The Cameraman comes with an excellent new score by Arthur Barrow, as well as a new commentary track by Glenn Mitchell (author of "A-Z of Silent Film Comedy: An Illustrated Companion"). In addition, this beautiful new transfer corrects a problem inherent in the previous video release by stripping out an incomplete chunk of a scene that suddenly pops up and never goes anywhere. (Apparently the complete footage is lost forever, but the film is none the worse for it.)

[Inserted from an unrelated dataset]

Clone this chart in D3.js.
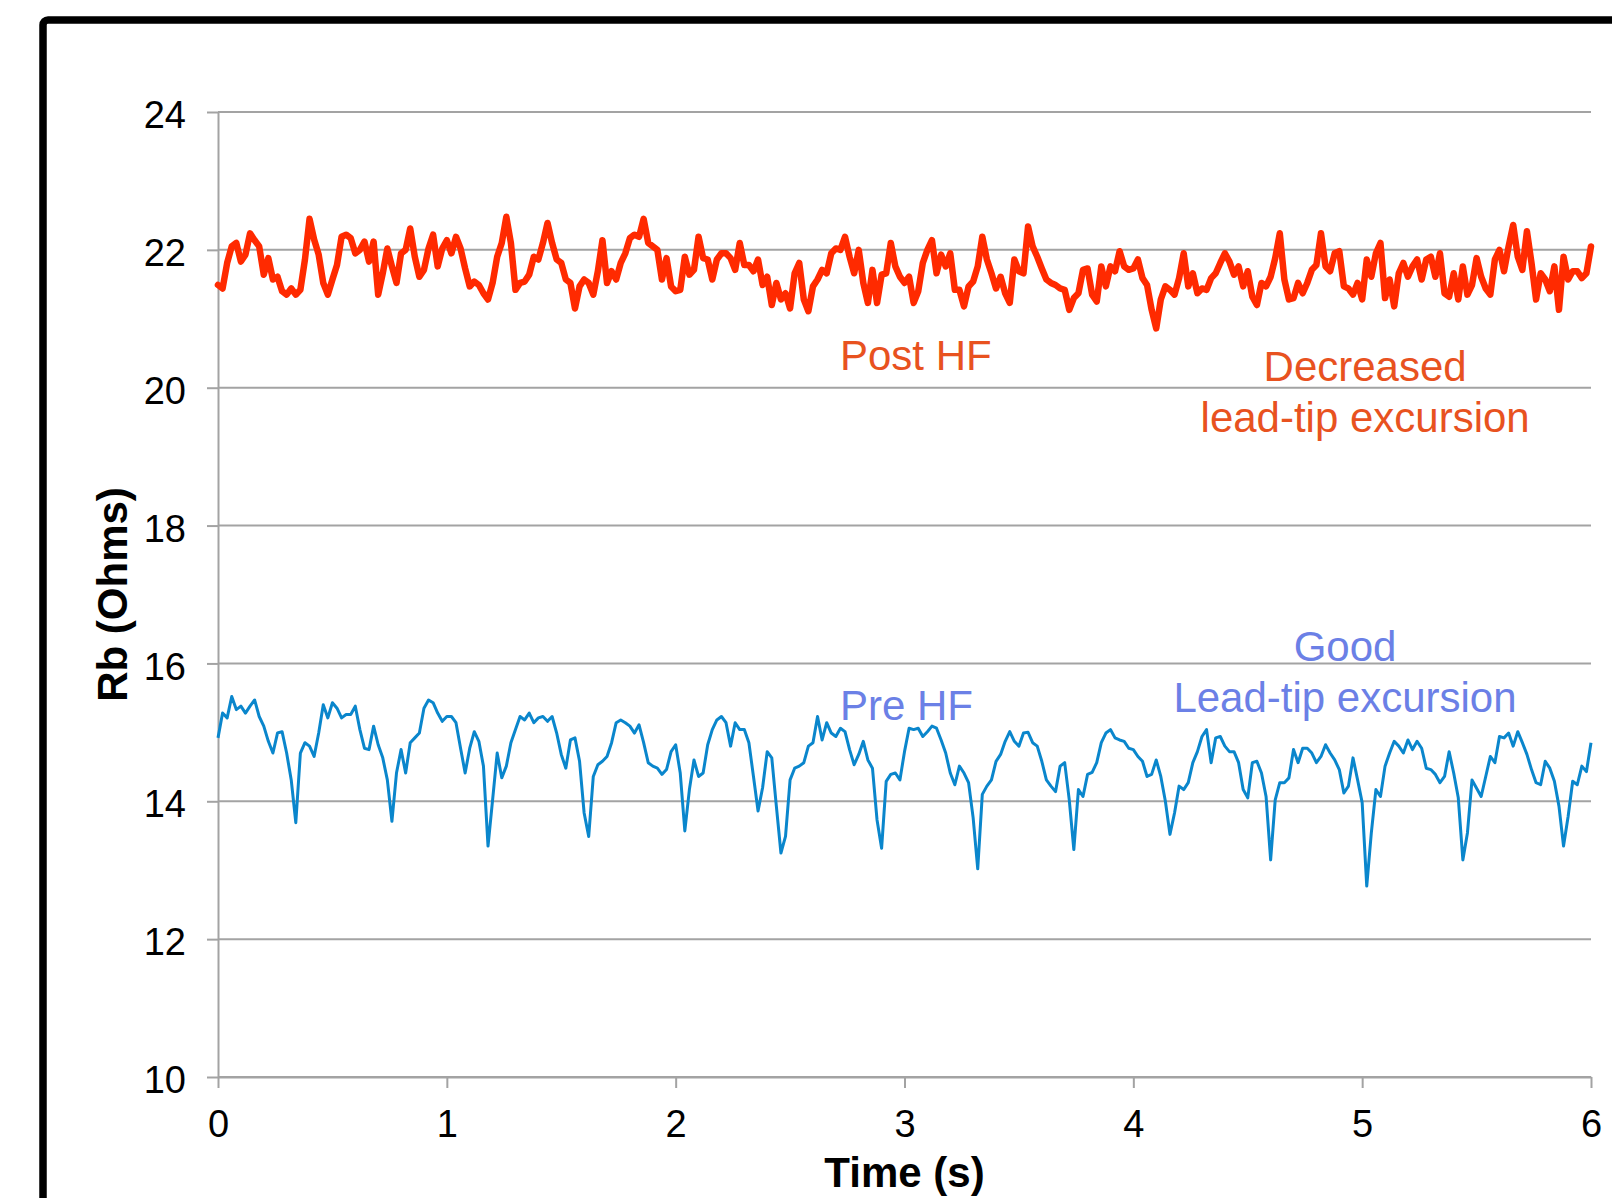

Keaton's final silent film, Spite Marriage (1929), shows the filmmaker losing ground in the battle with the MGM executives. The gags here are a little more routine and tend to pale next to the earlier masterworks, but the film still has some high points and an excellent female lead. Buster appears as a love-struck pants presser who falls in love with a famous actress and attends all her shows wearing borrowed clothes from his business. When her boyfriend dumps her, she marries Buster for revenge on the fly, but quickly separates from him. Heartbroken, Buster winds up at sea, first escaping a boatload of smugglers, then aboard a fancy yacht. Because of a fire, everyone abandons ship except for Buster and one other passenger -- his estranged wife! The film gets funnier as it dispenses with plot and gets to the sea-going gags. According to the commentary track, Buster insisted on including a scene in every film in which he gets soaked with water. He considered it a good luck charm and a box office draw.

Because it was made in the early days of the sound era, Spite Marriage has a built-in soundtrack score with scattered special effects, although the dialogue is still silent. (MGM only had one sound stage at the time, and it was booked solid.) Silent-era film historians John Bengstrom and Jeffrey Vance provide a very sporadic commentary track with more long, silent bits than actual information. Each silent film comes with its own photo gallery.

Finally, the new set includes Keaton's first talkie for MGM, Free and Easy (1930). Warner hasn't bothered to remaster this film, and I didn't bother to watch more than a few minutes of it. For Keaton fans, it's painful to see how far he fell and for non-Keaton fans, it's just a mediocre comedy with an obvious plot and a plodding pace.

Nevertheless, watching this gradual demise provides a fascinating look at the final days of one of history's greatest filmmakers, and it makes the "Buster Keaton Collection" an essential companion to Kino's magnificent 11-disc box set.